The Delta II launch vehicle from bottom to top is 125 feet
and some of the
configurations it can launch, the equivalent of a suburban-class utility vehicle
with a
trailer and a 25-foot boat behind it. That’s roughly 10,000 pounds. It could
launch
that to a low Earth orbit, which is roughly 600 kilometers. This particular
vehicle here
is a two-stage vehicle that’s used for Swift. The Delta can be a three-stage
vehicle,
but for this particular mission we are using a two stage. And what that consists
of is
the first stage, if you look from the base up, you’ll see that blue-teal rocket
and you’ll
see the white solid rocket motor around it. That’s what we consider the first
stage
booster.
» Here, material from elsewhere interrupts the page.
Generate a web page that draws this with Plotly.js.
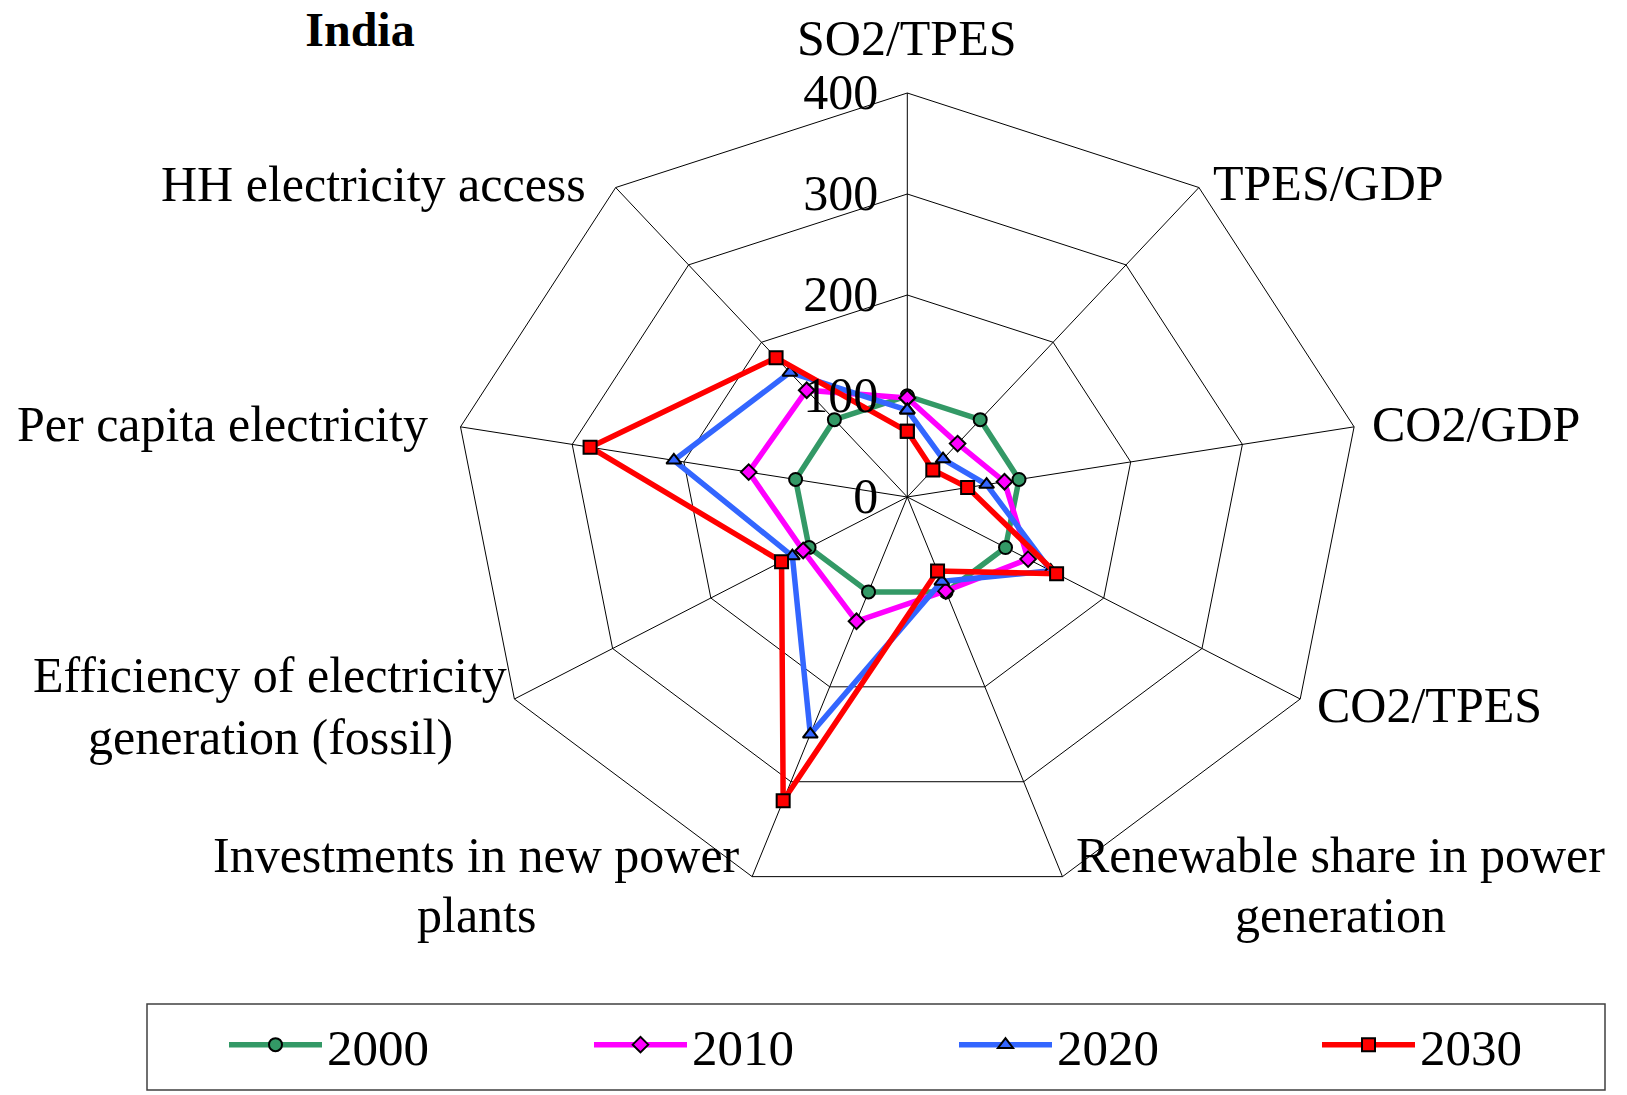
<!DOCTYPE html>
<html>
<head>
<meta charset="utf-8">
<script src="https://cdn.plot.ly/plotly-3.0.1.min.js"></script>
<style>
  html, body { margin: 0; padding: 0; background: #ffffff; }
  #chart { width: 1627px; height: 1095px; }
</style>
</head>
<body>
<div id="chart"></div>
<script>
// ---------------- data ----------------
const categories = [
  'SO2/TPES',
  'TPES/GDP',
  'CO2/GDP',
  'CO2/TPES',
  'Renewable share in power generation',
  'Investments in new power plants',
  'Efficiency of electricity generation (fossil)',
  'Per capita electricity',
  'HH electricity access'
];
const axisLabels = [
  'SO2/TPES',
  'TPES/GDP',
  'CO2/GDP',
  'CO2/TPES',
  'Renewable share in power<br>generation',
  'Investments in new power<br>plants',
  'Efficiency of electricity<br>generation (fossil)',
  'Per capita electricity',
  'HH electricity access'
];
const seriesNames = ['2000', '2010', '2020', '2030'];
const values2000 = [100, 100, 100, 100, 100, 100, 100, 100, 100];
const values2010 = [98, 69, 87, 123, 99, 131, 106, 142, 138];
const values2020 = [86, 49, 71, 146, 89, 250, 117, 209, 161];
const values2030 = [65, 35, 54, 152, 78, 320, 128, 284, 180];
const radialTicks = [0, 100, 200, 300, 400];

// ---------------- geometry / style ----------------
const W = 1627, H = 1095;
const CX = 907.3, CY = 497, R = 404;   // polar centre and outer radius (px)
const K = 1.123;                         // horizontal stretch of the radar
const px = x => x / W;
const py = y => 1 - y / H;
const FONT = 'Liberation Serif, Times New Roman, serif';

const styles = [
  { color: '#339966', symbol: 'circle', size: 13 },
  { color: '#FF00FF', symbol: 'diamond', size: 12 },
  { color: '#3366FF', symbol: 'triangle-up', size: 13 },
  { color: '#FF0000', symbol: 'square', size: 13 }
];
const legendIds = ['legend', 'legend2', 'legend3', 'legend4'];
const legendX = [224, 589, 954, 1317];
const allValues = [values2000, values2010, values2020, values2030];

const traces = allValues.map((vals, i) => ({
  type: 'scatterpolar',
  name: seriesNames[i],
  legend: legendIds[i],
  r: vals.concat([vals[0]]),
  theta: categories.concat([categories[0]]),
  mode: 'lines+markers',
  line: { color: styles[i].color, width: 5.5 },
  marker: {
    symbol: styles[i].symbol,
    size: styles[i].size,
    color: styles[i].color,
    line: { color: '#000000', width: 2 }
  },
  cliponaxis: false
}));

// label placement (px) for each category: anchor x, y of each text line
const labelPos = [
  { x: 907, ys: [37.5], xa: 'center' },
  { x: 1211, ys: [182.6], xa: 'left' },
  { x: 1370, ys: [424.4], xa: 'left' },
  { x: 1315, ys: [704.6], xa: 'left' },
  { x: 1340, ys: [855, 915], xa: 'center' },
  { x: 476, ys: [855, 915], xa: 'center' },
  { x: 270, ys: [674.5, 736.7], xa: 'center' },
  { x: 430, ys: [424.4], xa: 'right' },
  { x: 588, ys: [183.7], xa: 'right' }
];

const annotations = [];
axisLabels.forEach((t, i) => {
  const lines = t.split('<br>');
  lines.forEach((ln, j) => {
    annotations.push({
      text: ln,
      xref: 'paper', yref: 'paper',
      x: px(labelPos[i].x), y: py(labelPos[i].ys[j]),
      xanchor: labelPos[i].xa, yanchor: 'middle',
      align: 'center',
      showarrow: false,
      font: { family: FONT, size: 50, color: '#000000' }
    });
  });
});

const layout = {
  width: W, height: H,
  margin: { l: 0, r: 0, t: 0, b: 0, pad: 0, autoexpand: false },
  paper_bgcolor: '#ffffff',
  showlegend: true,
  title: {
    text: '<b>India</b>',
    x: px(360), xanchor: 'center',
    y: py(29), yanchor: 'middle',
    xref: 'paper', yref: 'container',
    font: { family: FONT, size: 48, color: '#000000' }
  },
  polar: {
    domain: { x: [px(CX - R), px(CX + R)], y: [py(CY + R), py(CY - R)] },
    gridshape: 'linear',
    bgcolor: '#ffffff',
    radialaxis: {
      range: [0, 400],
      tickvals: radialTicks,
      ticktext: radialTicks.map(String),
      angle: 90,
      tickangle: 90,
      side: 'counterclockwise',
      showline: false,
      ticks: '',
      showgrid: true,
      gridcolor: '#000000',
      gridwidth: 1,
      tickfont: { family: FONT, size: 50, color: '#000000' }
    },
    angularaxis: {
      type: 'category',
      categoryarray: categories,
      rotation: 90,
      direction: 'clockwise',
      showticklabels: false,
      ticks: '',
      showline: true,
      linecolor: '#000000',
      linewidth: 1,
      showgrid: true,
      gridcolor: '#000000',
      gridwidth: 1
    }
  },
  shapes: [{
    type: 'rect', xref: 'paper', yref: 'paper',
    x0: px(147), x1: px(1605), y0: py(1090), y1: py(1004),
    line: { color: '#404040', width: 1.5 },
    fillcolor: 'rgba(0,0,0,0)'
  }],
  annotations: annotations
};

legendIds.forEach((id, i) => {
  layout[id] = {
    orientation: 'h',
    x: px(legendX[i]), xanchor: 'left',
    y: py(1045), yanchor: 'middle',
    itemwidth: 93,
    font: { family: FONT, size: 51, color: '#000000' },
    bgcolor: 'rgba(0,0,0,0)',
    borderwidth: 0
  };
});

Plotly.newPlot('chart', traces, layout, { staticPlot: true, displayModeBar: false }).then(gd => {
  try {
    const polar = gd.querySelector('g.polar');
    if (!polar) return;
    const names = ['plotbg', 'angular-grid', 'radial-grid', 'frontplot', 'angular-line'];
    names.forEach(n => {
      const g = polar.querySelector('g.' + n);
      if (!g) return;
      const old = g.getAttribute('transform') || '';
      g.setAttribute('transform',
        'translate(' + CX + ',0) scale(' + K + ',1) translate(' + (-CX) + ',0) ' + old);
      g.querySelectorAll('path').forEach(p => {
        if (!p.classList.contains('point')) p.style.vectorEffect = 'non-scaling-stroke';
      });
    });
    polar.querySelectorAll('g.frontplot path.point').forEach(p => {
      const t = p.getAttribute('transform') || '';
      p.setAttribute('transform', t + ' scale(' + (1 / K) + ',1)');
    });
    // keep the radial tick labels clear of the vertical axis, as in the original
    const ra = polar.querySelector('g.radial-axis');
    if (ra) {
      const old = ra.getAttribute('transform') || '';
      ra.setAttribute('transform', 'translate(-21,0) ' + old);
    }
  } catch (e) { console.error(e); }
});
</script>
</body>
</html>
Up on top and into the white enclosure and residing with the teal rocket
is
the second stage.
The second stage on the Delta II vehicle is a hypergolic
-
hypergolic engine. In other words, it uses two fuels: an Aerozine-50 and a Nitrogen
Peroxide. When those two chemicals mix, there is a spontaneous reaction and
that’s what we use for moving the second stage along as its power source. The
booster, the teal part, is built in Deacatur, Alabama, and is brought here
approximately six months out from launch and is checked out here in a facility
called
Dempco. Boosters then go from there to either the pads or out to Vandenberg
for
launches out there. Right now, NASA is on contract with Boeing for them to provide
us 19 additional launches on the Delta II. This vehicle is extremely reliable.
This is
really the workhorse of the NASA space science missions and the mission to explore
the universe.
Any mission that goes outside of our atmosphere here and
our orbit
leaves from this pad. Its inception came out of 1960. That’s the first launch
of that
vehicle. Forty-four years later and we’ll still launching variations of that
vehicle. So,
it’s hard to predict where this is going, but something is right when we have
done this
for 44 years. This pad behind me can also handle, is the only one that can handle,
the Delta Lights. In other words, the Delta’s with less number of solid rocket
boosters.
The Delta II can use both pads, both Pad A and Pad B, in
the standard
configuration, which is nine solids. Pad A can handle three solids, four solids,
and
the nine solid vehicle. The other pad can use the nine solid vehicle
and the heavy
vehicle and it was also designed to launch the Delta III. At the base
we have what is
called the launch mound, which is where the rocket is standing up on
and then the
structure that you see around it is the missile service tower, the MST.
And then you
see another structure buried under it which is the fixed umbilical tower,
which is there
after we roll that MST back for launch. We can’t launch through a big grating
and
scaffolding, so we actually move that structure a couple of hundred feet to the
west.
And there is one tower that remains there and that holds the umbilicals.
The
reflecting pond is actually a pond to hold the deluge water that we use to cool
the pad
and the surface of the pad while we launch. While I’d like to say that things
get
moving here about 30 days out, the spacecraft arrives roughly 10 days out from
launch. And you’ll see that it gets transitioned up using a crane and gets moved
into
that white enclosure you see up towards the top of the rocket and the top of
the
missile service tower there.
On launch day, what you’ll see is a really good-looking,
blue-teal rocket with the three solid rocket motors. There's all kind of preparations
that go into effect in the last 12 hours and that’s when everything starts to
be
secured. Everything starts to be moved out here and fastened down. The ordinance
devices, or the explosive devices, are armed. We get our fuel farms ready for
transfer
of fuel and the liquid oxygen. And launch day it’s very exciting.